You decide all three answers need a second opinion.
"What did you say they were?" your best friend says to you through the phone. "Mackenzie, get off your brother's leg," she says away from you.
"Who would leave those? MACKENZIE ... I mean it!"
"That's why I'm calling," you say, already seeing where this conversation is going. Your friend's house is noisy, alive, frightening, a place you wouldn't survive.
"Sorry," your friend says, exasperated and uninterested in you. "You were saying?"
"I wasn't really. I swear my head is hollow."
"That's great. Can I call you ..."
Your friend's child hangs up on you.
The dog jumps on the sofa and you stroke her, your fingers sinking deep into her fur. She is soft and comfortable — velvet, velour, cashmere, marble, the small of your husband's back. It irritates you, this softness. You grab the supple folds of skin at her neck, holding tightly like mother's teeth, until the feeling yields. This is when you decide you could never be a mother. How would you let go? What would be left to hold onto?
You hum a little tune to fill up the space between you and your dog, anger and love, teeth and tongue. You like how the tune fills your Quiet House, the echo disappearing into the walls.
You poke the dog with an instrument, the one that looks like a crooked finger. Then you run it down her back, making s-shapes in her fur. You gently pry open her mouth to scrape a tooth. You say, "Open wide" like the dentist would and then, "This won't hurt a bit." She growls and nips the instrument, just missing your finger. Your tongue runs over your own teeth, this time stopping at the hole where your wisdom tooth pushed its way through, crying, "Get me out of this overcrowded mouth." You wonder why some teeth are so wise.
You think about your teeth and how much you don't think about them. They are just there, a part of you that you have taken for granted for too many years.
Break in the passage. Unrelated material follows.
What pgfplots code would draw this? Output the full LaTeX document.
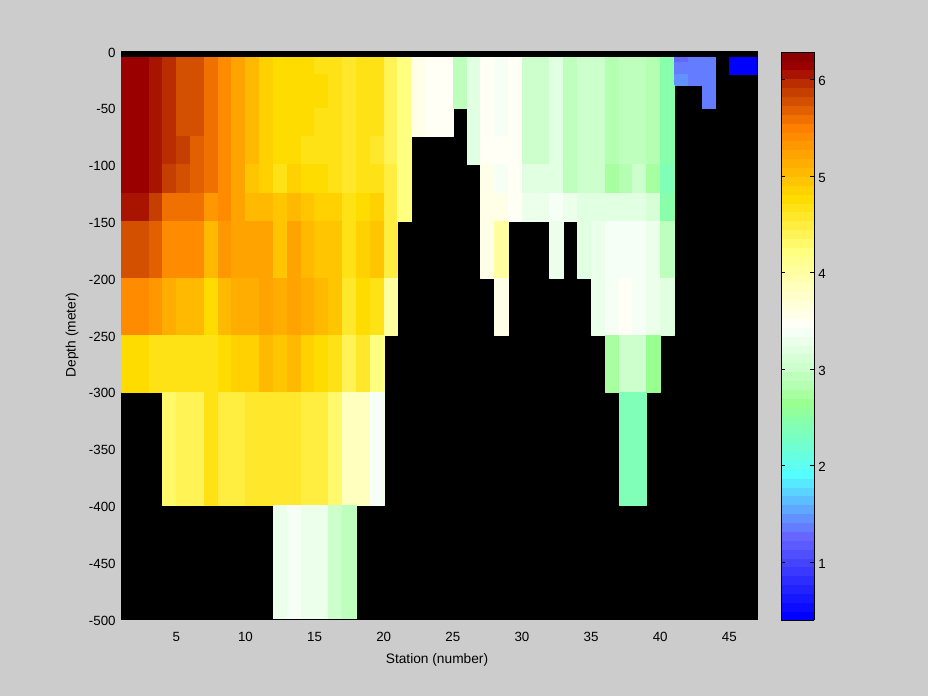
\documentclass[border=0pt]{standalone}
\usepackage{fontspec}
\setmainfont{Liberation Sans}
\usepackage{pgfplots}
\pgfplotsset{compat=1.18}
\definecolor{figbg}{RGB}{204,204,204}

% cells: top depth, bottom depth, one value per station interval (0 = no data)
\gdef\celldata{}
\newcommand\addrow[3]{%
  \foreach \v [count=\c] in {#3} {%
    \ifdim\v pt>0pt
      \xdef\celldata{\celldata
        (\c,#1) [\v] (\the\numexpr\c+1\relax,#1) [\v]
        (\the\numexpr\c+1\relax,#2) [\v] (\c,#2) [\v] }%
    \fi
  }%
}
\addrow{-5}{-10}{6.15,6.15,6.06,5.97,5.75,5.75,5.59,5.4,5.2,5.03,4.87,4.75,4.75,4.75,4.68,4.68,4.58,4.66,4.66,4.42,4.22,3.55,3.5,3.5,2.93,3.2,3.48,3.4,3.5,3.02,3.02,3.2,2.93,3.02,3.02,2.86,2.93,2.93,2.86,2.47,1.25,1.4,1.4,0,0.45,0.45}
\addrow{-10}{-20}{6.15,6.15,6.06,5.97,5.75,5.75,5.59,5.4,5.2,5.03,4.87,4.75,4.75,4.75,4.68,4.68,4.58,4.66,4.66,4.42,4.22,3.55,3.5,3.5,2.93,3.2,3.48,3.4,3.5,3.02,3.02,3.2,2.93,3.02,3.02,2.86,2.93,2.93,2.86,2.47,1.4,1.4,1.4,0,0.45,0.45}
\addrow{-20}{-30}{6.15,6.15,6.06,5.97,5.75,5.75,5.59,5.4,5.2,5.03,4.87,4.75,4.75,4.75,4.75,4.68,4.58,4.66,4.66,4.42,4.22,3.55,3.5,3.5,2.93,3.2,3.48,3.4,3.5,3.02,3.02,3.2,2.93,3.02,3.02,2.86,2.93,2.93,2.86,2.47,1.5,1.4,1.4,0,0,0}
\addrow{-30}{-50}{6.15,6.15,6.06,5.97,5.75,5.75,5.59,5.4,5.2,5.03,4.87,4.75,4.75,4.75,4.75,4.68,4.58,4.66,4.66,4.42,4.22,3.55,3.5,3.5,2.93,3.2,3.48,3.4,3.5,3.02,3.02,3.2,2.93,3.02,3.02,2.86,2.93,2.93,2.86,2.47,0,0,1.4,0,0,0}
\addrow{-50}{-75}{6.15,6.15,6.06,5.97,5.75,5.75,5.59,5.4,5.2,5.03,4.87,4.75,4.75,4.75,4.68,4.68,4.58,4.66,4.66,4.42,4.22,3.55,3.5,3.5,0,3.2,3.48,3.4,3.5,3.02,3.02,3.2,2.93,3.02,3.02,2.86,2.93,2.93,2.86,2.47,0,0,0,0,0,0}
\addrow{-75}{-100}{6.15,6.15,6.06,5.97,5.87,5.68,5.59,5.4,5.2,5.03,4.87,4.75,4.75,4.68,4.68,4.68,4.58,4.66,4.55,4.42,4.22,0,0,0,0,3.2,3.48,3.5,3.5,3.02,3.02,3.2,2.93,3.02,3.02,2.86,2.93,2.93,2.86,2.47,0,0,0,0,0,0}
\addrow{-100}{-125}{6.15,6.15,6.06,5.87,5.78,5.68,5.59,5.4,5.2,4.97,4.87,4.72,4.85,4.75,4.75,4.68,4.6,4.7,4.7,4.47,4.22,0,0,0,0,0,3.58,3.38,3.48,3.2,3.2,3.2,2.93,3.02,3.02,2.75,2.86,3.0,2.75,2.38,0,0,0,0,0,0}
\addrow{-125}{-150}{6.06,6.06,5.87,5.59,5.59,5.59,5.32,5.45,5.2,5.08,5.08,4.94,5.03,4.94,4.85,4.85,4.72,4.75,4.87,4.47,4.22,0,0,0,0,0,3.58,3.58,3.5,3.3,3.3,3.4,3.3,3.2,3.2,3.2,3.2,3.2,3.1,2.47,0,0,0,0,0,0}
\addrow{-150}{-200}{5.75,5.75,5.68,5.4,5.4,5.4,5.03,5.3,5.2,5.2,5.2,4.97,5.2,5.0,4.94,4.94,4.7,4.85,4.97,4.47,0,0,0,0,0,0,3.58,4.05,0,0,0,3.3,0,3.2,3.3,3.38,3.38,3.38,3.3,2.93,0,0,0,0,0,0}
\addrow{-200}{-250}{5.4,5.4,5.32,5.12,5.03,5.03,4.75,5.0,5.12,5.12,5.2,5.15,5.25,5.15,5.08,4.97,4.62,4.75,4.68,4.05,0,0,0,0,0,0,0,3.58,0,0,0,0,0,0,3.3,3.38,3.48,3.4,3.3,3.2,0,0,0,0,0,0}
\addrow{-250}{-300}{4.75,4.75,4.7,4.7,4.7,4.63,4.63,4.75,4.85,4.87,5.0,4.94,5.0,4.82,4.77,4.68,4.42,4.55,4.22,0,0,0,0,0,0,0,0,0,0,0,0,0,0,0,0,2.75,3.02,3.02,2.65,0,0,0,0,0,0,0}
\addrow{-300}{-400}{0,0,0,4.3,4.42,4.42,4.68,4.5,4.5,4.62,4.62,4.62,4.62,4.5,4.47,4.3,3.85,3.85,3.38,0,0,0,0,0,0,0,0,0,0,0,0,0,0,0,0,0,2.4,2.4,0,0,0,0,0,0,0,0}
\addrow{-400}{-500}{0,0,0,0,0,0,0,0,0,0,0,3.3,3.38,3.3,3.3,3.02,2.93,0,0,0,0,0,0,0,0,0,0,0,0,0,0,0,0,0,0,0,0,0,0,0,0,0,0,0,0,0}

\begin{document}
\begin{tikzpicture}
\fill[figbg] (0,0) rectangle (696pt,522pt);
\begin{axis}[
  at={(90.75pt,57.75pt)}, anchor=south west,
  scale only axis, width=477pt, height=426pt,
  xmin=1, xmax=47, ymin=-500, ymax=0,
  xtick={5,10,...,45}, ytick={-500,-450,...,0},
  axis background/.style={fill=black},
  tick align=inside, tick style={black},
  font=\fontsize{10}{12}\selectfont,
  label style={font=\fontsize{10.3}{12}\selectfont},
  xticklabel style={yshift=-6.5pt},
  yticklabel style={yshift=-1.2pt, xshift=-0.5pt},
  xlabel style={yshift=-1.75pt, xshift=-1.5pt},
  ylabel style={yshift=1pt},
  /pgf/number format/assume math mode=true,
  /pgf/number format/.cd, 1000 sep={}, /pgfplots/.cd,
  xlabel={Station (number)}, ylabel={Depth (meter)},
  colormap={watermap}{
    rgb255=(0,0,255) rgb255=(11,11,255) rgb255=(23,23,255) rgb255=(34,34,255)
    rgb255=(45,45,255) rgb255=(57,57,255) rgb255=(68,68,255) rgb255=(79,79,255)
    rgb255=(91,91,255) rgb255=(102,102,255) rgb255=(100,124,255) rgb255=(97,146,255)
    rgb255=(95,168,255) rgb255=(92,190,255) rgb255=(90,211,255) rgb255=(87,233,255)
    rgb255=(85,255,255) rgb255=(94,255,240) rgb255=(102,255,225) rgb255=(111,255,210)
    rgb255=(119,255,196) rgb255=(128,255,185) rgb255=(136,255,170) rgb255=(145,255,155)
    rgb255=(153,255,145) rgb255=(168,255,160) rgb255=(180,255,178) rgb255=(191,255,190)
    rgb255=(205,255,205) rgb255=(215,255,215) rgb255=(225,255,225) rgb255=(235,255,235)
    rgb255=(246,255,246) rgb255=(255,255,245) rgb255=(255,255,232) rgb255=(255,255,218)
    rgb255=(255,255,204) rgb255=(255,255,190) rgb255=(255,255,175) rgb255=(255,255,160)
    rgb255=(255,255,145) rgb255=(255,255,128) rgb255=(255,249,107) rgb255=(255,243,85)
    rgb255=(255,237,64) rgb255=(255,232,43) rgb255=(255,226,21) rgb255=(255,220,0)
    rgb255=(255,209,0) rgb255=(255,197,0) rgb255=(255,186,0) rgb255=(255,174,0)
    rgb255=(255,163,0) rgb255=(255,151,0) rgb255=(255,140,0) rgb255=(255,128,0)
    rgb255=(240,112,0) rgb255=(226,96,0) rgb255=(211,80,0) rgb255=(197,64,0)
    rgb255=(185,45,0) rgb255=(168,20,0) rgb255=(155,0,0) rgb255=(139,0,0)
  },
  colormap access=piecewise constant,
  point meta min=0.4, point meta max=6.285,
  colorbar sampled,
  colorbar style={
    at={(parent axis.north east)}, anchor=north west, xshift=9.75pt, yshift=-0.75pt,
    scale only axis, width=24.75pt, height=426pt,
    samples=65,
    ytick={1,2,3,4,5,6}, tick align=inside,
    tick style={black}, major tick length=3pt,
    yticklabel pos=right,
    /pgf/number format/assume math mode=true,
    yticklabel style={font=\fontsize{10}{12}\selectfont, yshift=-1.2pt, xshift=-0.5pt},
  },
]
\edef\drawcells{\noexpand\addplot[patch, patch type=rectangle, shader=faceted,
  faceted color=mapped color, line width=0.2pt, point meta=explicit]
  coordinates {\celldata};}
\drawcells
\end{axis}
\end{tikzpicture}
\end{document}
The phone rings. You lie on the sofa and listen to the answering machine. Your teeth have made you sad, sad that they don't measure up in importance like your hands or your eyes or even your hair, which you have definitely spoiled with overpriced stylists and designer shampoo.
You hear a familiar voice, a friend's voice. An acquaintance, really.
The man's voice says it left some tools at your door. The voice says it got them at the flea market for you. It says it remembered you wanted to uncover that lovely marble fireplace, rescue it from a bad paint job. The voice says it hopes the tools are helpful, to call when you have a free minute.
You lay very still and look at the fireplace with its paint and its marble all jumbled and confused, first one thing, then another. It doesn't know it has ruined your event, your dentist-robber, your peculiar life. But it has. It must know you want it all back.
You pick up a tool and place the blade against the fireplace. You carve your initials, first very small, then again a little larger, in the bottom corner. The marble is scarred now, will always carry your scars. When your husband comes home, you will tell him you want the marble painted over after all.
Outside, you hear a child shriek excitedly. He has been chosen. He is "It" in a game of tag.